Minneriya tank is a reservoir in Sri Lanka made by an old civilisation; the Anuradhapura Kingdom. King Mahasena ordered a dam build across the Minneriya River, which made the lake. The tank covered 4670 acre.

The Minneriya Tank was built by the great tank builder, King Mahasen (276–303) who ruled in Anuradhapura. This tank occupied 4670 acres and its strong 13-meter-tall dam running along a distance of 2 km held over 20 billion gallons of water. The water arrived from Amban River, the main tributary of Mahaveli River, 48 km away, along the Elahara canal built by King Vasabha (65–109) before his time.

This, along with other reservoirs created an irrigation paradise in the east. It was this growth in agriculture that opened up the massive trade with South East Asia through the Trincomalee harbor. From then onwards, Trincomalee harbor became one of the busiest in the region.

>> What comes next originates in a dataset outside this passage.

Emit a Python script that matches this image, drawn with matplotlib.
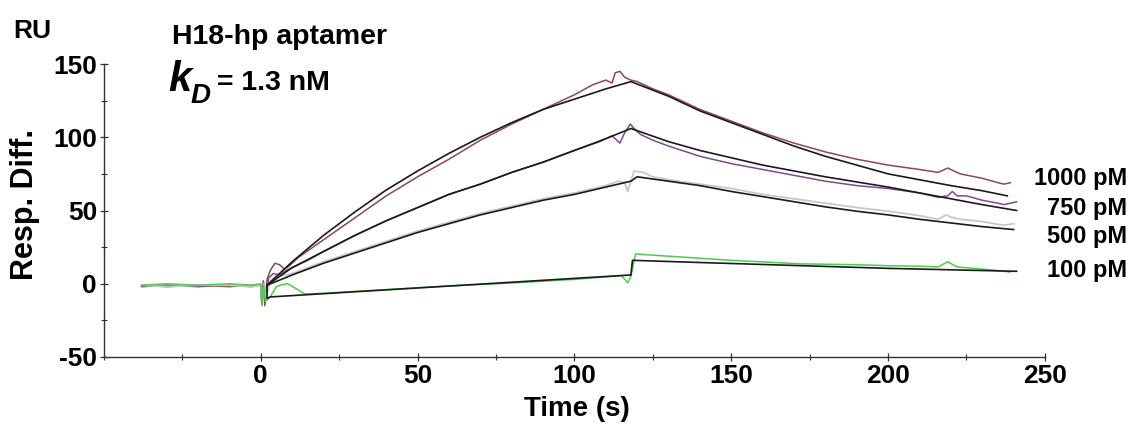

In 1820 AD, British Inland Revenue Officer Ralf Bachaus recorded that the whole area can be irrigated if this reservoir is restored. In 1856, British Governor Henry Ward recorded that it must have been an amazing reservoir which had been built very strong. They recorded the beauty of the vegetation, the wildlife which surrounded the reservoir.

The Mahavamsa, chronicle of Sri Lanka, states that Mahasen constructed sixteen large tanks and two irrigation canals. The largest among these is the Minneriya tank.